A long journey
Published 3:35 pm Friday, January 8, 2010
Rhett Kolipano and his karate master, Jeff Bateman, journeyed to Japan 10 years ago and Kolipano bought a custom-made black belt.
Kolipano wasn’t a black belt yet, even though he started training in karate 15 years before then.
On the first day Bateman opened his karate school in August 1984, Kolipano was there, literally as Bateman’s first student.
For a decade after buying the black belt in Japan, Kolipano still wasn’t able to wear it and, as is custom, Bateman kept the belt in safe keeping. Bateman brought Kolipano with him on two trips to Okinawa as well. Bateman is a master in Okinawan Karate, the oldest, original form of karate.
Through moves, getting married, having children and other big changes in life, Kolipano stopped taking lessons, restarted and would stop again numerous times over the next 25 years.
“He got up to blue (belt), then he moved and stopped coming. Then suddenly, a couple years later, he came back again,” said Bateman.
About a year ago, Kolipano came back again, now to Bateman’s school in Hampton. Each time he came back, Kolipano started from scratch to regain the belts he had previously passed.
“I’d come and go, but I never wanted to give up. You find that (karate) becomes a part of you,” said Kolipano, who is a Chuckatuck resident. Kolipano is also known as “Rabbit” at Bateman’s school.
While Kolipano was a brown belt, one color away from a black belt, he was an assistant instructor for Bateman. One day a few months ago, while Bateman’s master instructor, ninth-degree black belt Sensei Tadashi Yamashita, was visiting the school in Hampton, Yamashita asked Bateman, who is a seventh-degree black belt, why Kolipano was still a brown belt.
“(Yamashita) felt the time, dedication and loyalty was there. He said, ‘No. Today, you promote him.’” Bateman said.
Yamashita and Bateman called Kolipano into an office and told him of the decision.
“It was a total surprise. I couldn’t have been anymore shocked,” said Kolipano.
There was still the matter of the physical test to become a black belt. Officially, once Yamashita and Bateman had made Kolipano a black belt, he was a black belt. Every other student under Bateman had passed a physical test however, so Kolipano wouldn’t want to take a shortcut.
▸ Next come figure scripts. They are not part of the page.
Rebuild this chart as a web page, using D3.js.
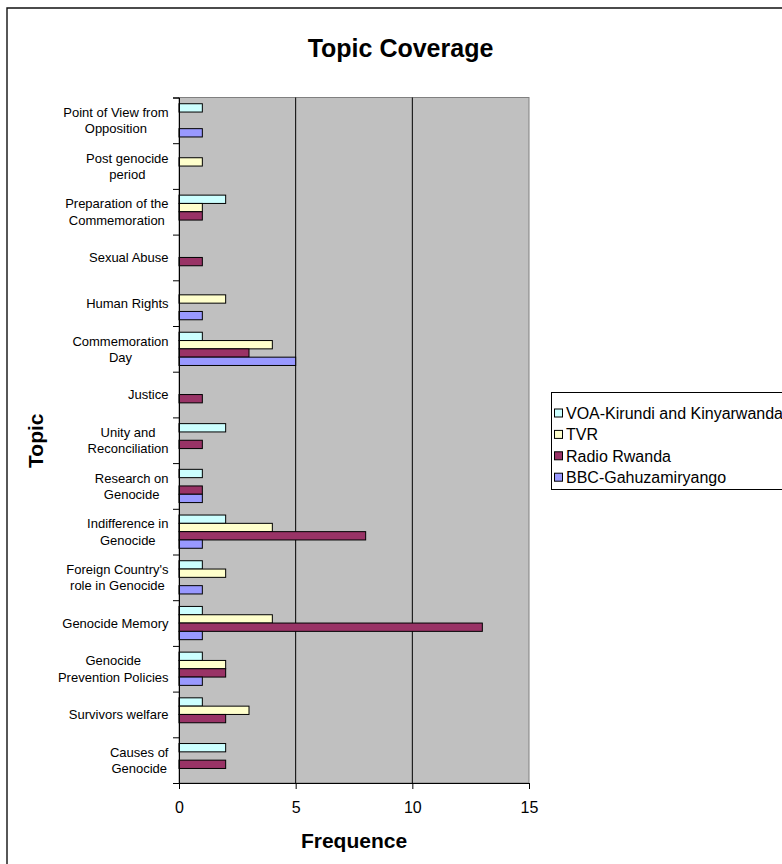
<!DOCTYPE html>
<html>
<head>
<meta charset="utf-8">
<script src="https://cdn.jsdelivr.net/npm/d3@7/dist/d3.min.js"></script>
<style>
  html, body { margin: 0; padding: 0; background: #fff; }
  svg { display: block; font-family: Arial, "Liberation Sans", sans-serif; }
</style>
</head>
<body>
<svg id="chart" width="782" height="864"></svg>
<script>
// Topics, top to bottom; "\n" marks where a label wraps
const categories = [
  "Point of View from\nOpposition",
  "Post genocide\nperiod",
  "Preparation of the\nCommemoration",
  "Sexual Abuse",
  "Human Rights",
  "Commemoration\nDay",
  "Justice",
  "Unity and\nReconciliation",
  "Research on\nGenocide",
  "Indifference in\nGenocide",
  "Foreign Country's\nrole in Genocide",
  "Genocide Memory",
  "Genocide\nPrevention Policies",
  "Survivors welfare",
  "Causes of\nGenocide"
];

const seriesNames = ["VOA-Kirundi and Kinyarwanda", "TVR", "Radio Rwanda", "BBC-Gahuzamiryango"];
const seriesColors = ["#CCFFFF", "#FFFFCC", "#993366", "#9999FF"];

// Frequencies per topic, same order as categories
const voa   = [1, 0, 2, 0, 0, 1, 0, 2, 1, 2, 1, 1, 1, 1, 2];
const tvr   = [0, 1, 1, 0, 2, 4, 0, 0, 0, 4, 2, 4, 2, 3, 0];
const radio = [0, 0, 1, 1, 0, 3, 1, 1, 1, 8, 0, 13, 2, 2, 2];
const bbc   = [1, 0, 0, 0, 1, 5, 0, 0, 1, 1, 1, 1, 1, 0, 0];
const seriesValues = [voa, tvr, radio, bbc];

const xTicks = [0, 5, 10, 15];

const svg = d3.select("#chart");
const plot = { left: 179, right: 529, top: 97.5, bottom: 783 };

// Outer chart frame (only top and left edges fall inside the page)
svg.append("path")
  .attr("d", `M7,864 V8 H782`)
  .attr("fill", "none")
  .attr("stroke", "#111")
  .attr("stroke-width", 1.4);

const x = d3.scaleLinear().domain([0, 15]).range([plot.left, plot.right]);
const y = d3.scaleBand().domain(categories).range([plot.top, plot.bottom]);
const barH = y.bandwidth() / 5.5;
const inner = d3.scaleBand().domain(seriesNames).range([0, barH * 4]);
const groupOffset = (y.bandwidth() - barH * 4) / 2;

// Plot background
svg.append("rect")
  .attr("x", plot.left).attr("y", plot.top)
  .attr("width", plot.right - plot.left).attr("height", plot.bottom - plot.top)
  .attr("fill", "#C0C0C0")
  .attr("stroke", "#808080").attr("stroke-width", 1);

// Vertical gridlines
svg.append("g").selectAll("line")
  .data(xTicks.filter(t => t > 0 && t < 15))
  .join("line")
  .attr("x1", d => x(d)).attr("x2", d => x(d))
  .attr("y1", plot.top).attr("y2", plot.bottom)
  .attr("stroke", "#000").attr("stroke-width", 1);

// Bars
const barData = [];
categories.forEach((c, i) => {
  seriesNames.forEach((s, j) => {
    barData.push({ cat: c, series: s, color: seriesColors[j], value: seriesValues[j][i] });
  });
});
svg.append("g").selectAll("rect")
  .data(barData.filter(d => d.value > 0))
  .join("rect")
  .attr("x", x(0))
  .attr("y", d => y(d.cat) + groupOffset + inner(d.series))
  .attr("width", d => x(d.value) - x(0))
  .attr("height", inner.bandwidth())
  .attr("fill", d => d.color)
  .attr("stroke", "#000").attr("stroke-width", 1);

// Bottom axis
const xAxis = svg.append("g")
  .attr("transform", `translate(0,${plot.bottom})`)
  .call(d3.axisBottom(x).tickValues(xTicks).tickSize(6).tickPadding(12.5).tickFormat(d3.format("d")));
xAxis.select(".domain").attr("stroke", "#000");
xAxis.selectAll(".tick line").attr("stroke", "#000");
xAxis.selectAll("text").attr("font-size", 16).attr("fill", "#000")
  .attr("font-family", "Arial, 'Liberation Sans', sans-serif");

// Left axis: ticks sit between categories
const yEdges = d3.scaleLinear().domain([0, categories.length]).range([plot.top, plot.bottom]);
const yAxis = svg.append("g")
  .attr("transform", `translate(${plot.left},0)`)
  .call(d3.axisLeft(yEdges).tickValues(d3.range(0, categories.length + 1)).tickSize(6).tickFormat(""));
yAxis.select(".domain").attr("stroke", "#000");
yAxis.selectAll(".tick line").attr("stroke", "#000");

// Category labels: each block right-aligned, lines centred inside it
const measure = svg.append("text").attr("font-size", 13).attr("visibility", "hidden");
const labelRight = 168.5;
const lineH = 16.3;
const labels = svg.append("g").attr("font-size", 13).attr("fill", "#000");
categories.forEach(c => {
  const lines = c.split("\n");
  const widths = lines.map(l => { measure.text(l); return measure.node().getComputedTextLength(); });
  const cx = labelRight - d3.max(widths) / 2;
  const cy = y(c) + y.bandwidth() / 2;
  lines.forEach((l, k) => {
    labels.append("text")
      .attr("x", cx)
      .attr("y", cy + (k - (lines.length - 1) / 2) * lineH + 4.8)
      .attr("text-anchor", "middle")
      .text(l);
  });
});
measure.remove();

// Titles
svg.append("text")
  .attr("x", 400.5).attr("y", 56.5)
  .attr("text-anchor", "middle")
  .attr("font-size", 25).attr("font-weight", "bold")
  .text("Topic Coverage");

svg.append("text")
  .attr("x", (plot.left + plot.right) / 2).attr("y", 848.3)
  .attr("text-anchor", "middle")
  .attr("font-size", 21).attr("font-weight", "bold")
  .text("Frequence");

svg.append("text")
  .attr("transform", `translate(43,${(plot.top + plot.bottom) / 2 + 0.5}) rotate(-90)`)
  .attr("text-anchor", "middle")
  .attr("font-size", 21).attr("font-weight", "bold")
  .text("Topic");

// Legend
const legend = svg.append("g");
legend.append("rect")
  .attr("x", 551.5).attr("y", 392.5)
  .attr("width", 260).attr("height", 97)
  .attr("fill", "#fff").attr("stroke", "#000").attr("stroke-width", 1);
seriesNames.forEach((s, j) => {
  const cy = 413 + j * 21.4;
  legend.append("rect")
    .attr("x", 554.5).attr("y", cy - 4)
    .attr("width", 8).attr("height", 8)
    .attr("fill", seriesColors[j]).attr("stroke", "#000").attr("stroke-width", 1);
  legend.append("text")
    .attr("x", 566).attr("y", cy + 6)
    .attr("font-size", 16).attr("fill", "#000")
    .text(s);
});
</script>
</body>
</html>
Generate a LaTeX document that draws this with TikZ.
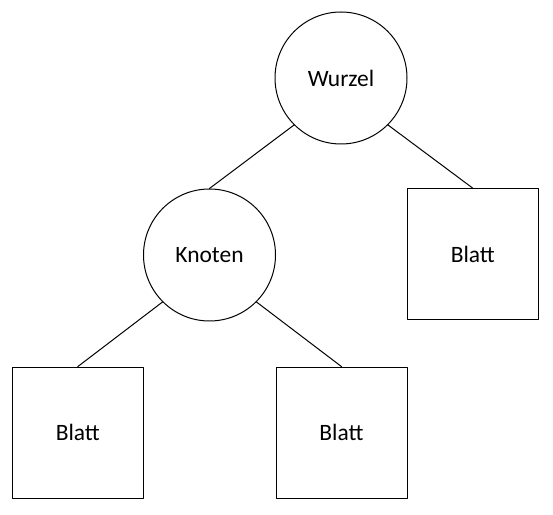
\documentclass[tikz,border=0pt]{standalone}
\usepackage{fontspec}
\setmainfont{Carlito}
\usepackage{tikz}

\begin{document}
\begin{tikzpicture}[line cap=round,line join=round,x=0.75pt,y=0.75pt,
    knot/.style={draw,circle,minimum size=99pt,inner sep=0pt,line width=0.75pt,font=\fontsize{17.6}{21}\selectfont},
    leaf/.style={draw,rectangle,minimum size=98.25pt,inner sep=0pt,line width=0.75pt,font=\fontsize{17.6}{21}\selectfont}]
      \useasboundingbox (0,0) rectangle (553,514);
      % Knoten
      \node[knot] (wurzel) at (341,436) {Wurzel};
      \node[knot] (knoten) at (209.5,259) {Knoten};
      % Blaetter
      \node[leaf] (blattr) at (472.8,259.8) {Blatt};
      \node[leaf] (blattl) at (77.8,81.4) {Blatt};
      \node[leaf] (blattm) at (341.5,81.4) {Blatt};
      % Kanten
      \draw[line width=0.75pt] (wurzel.south west) -- (knoten.north);
      \draw[line width=0.75pt] (wurzel.south east) -- (blattr.north);
      \draw[line width=0.75pt] (knoten.south west) -- (blattl.north);
      \draw[line width=0.75pt] (knoten.south east) -- (blattm.north);
\end{tikzpicture}
\end{document}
The test, all in one span, which usually adds up to three to four hours, is made up of a five-mile run, 500 repetitions of four different types of kicks, 500 push-ups and 500 sit-ups.
Over the decades, Kolipano had competed and won medals many years at the Commonwealth Games in Roanoke. This past summer though, Rabbit won two gold medals and a bronze medal only six months after restarting in the sport.
Making the Games even more memorable was that it was the first time his daughter Dorhett competed. Dorhett won two gold medals in her belt group.
“It was great. It was just a very cool family thing,” Kolipano said.
His son Shandon is also taking lessons at Bateman’s school. Dad is an instructor in a class including his two children. After leaving karate in the past because of his kids, it’s turned out getting his children interested in karate was a big reason why Rabbit came back into it.
Now he teaches his classes while proudly wearing his custom, Japanese-made black belt. The wait has made it even more meaningful.